When does dissolution of a General Partnership occur?

A
  • Upon notice of the partner’s express will to withdraw;
  • Upon an event agreed upon in the agreement;
  • Upon an event that makes it unlawful to continue;
  • Judicial dissolution on application of a partner; OR
  • Judicial dissolution on application of a transferee.

Priority: HIGH

26
Q

When does dissolution of a

Partnership for Definite Term occur?

A
  • Within 90 days of a partner’s dissociation by death or wrongful dissociation;
  • Upon the express will of ALL the partners to wind up the business; OR
  • Upon the expiration of the term or completion of purpose.
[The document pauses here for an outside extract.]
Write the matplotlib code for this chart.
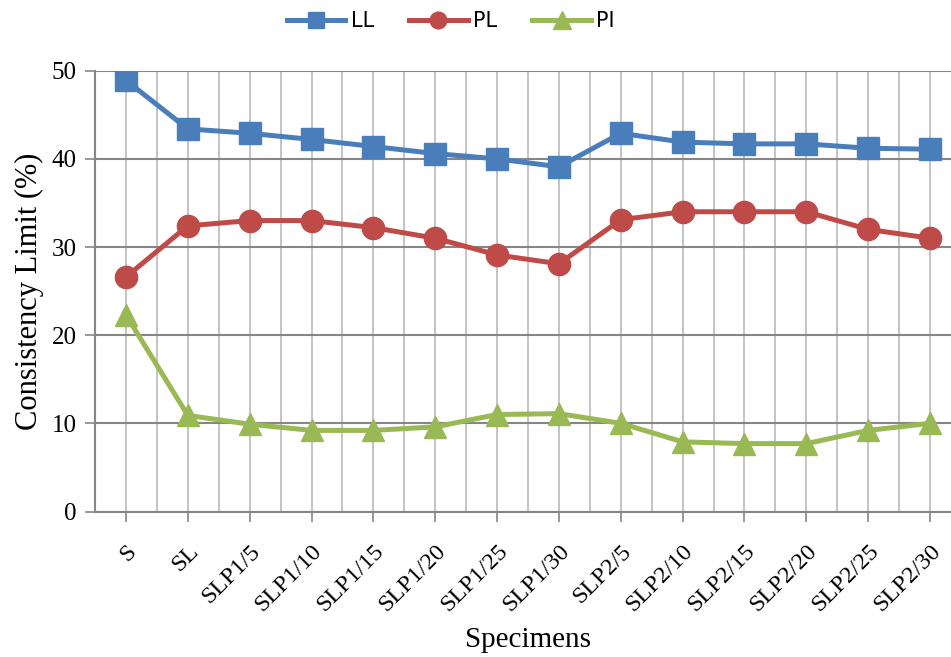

*A partner may dissociate at any time by providing notice to the other partners.

Priority: HIGH

27
Q

What does dissociation by one partner allow the other partners to do?

A

It allows ALL of the remaining partners to waive winding up and termination, and instead gives them the option to continue the partnership by buying out the dissociated partner’s interests.

Priority: HIGH

28
Q

When does a non-judicial dissolution

of a Limited Partnership occur?

A

Upon:

  • The occurrence of an event specified in the agreement;
  • The consent of all general partners and of all limited partners owning a majority of rights to distributions;
  • After dissociation of a general partner;
  • 90 days after dissociation of the last limited partner; OR
  • The filing of a declaration of administrative dissolution by the Secretary of State (for failure to pay fees, etc.).

Priority: Low

29
Q

During the winding up process, partnership assets are converted to cash and distributed in what order?

A
  1. Creditors;
  2. Partners’ capital contributions; AND
  3. Profits to be distributed among the partners.

*Some states require that non-partner creditors (outside creditors) be paid first before partner creditors (inside creditors).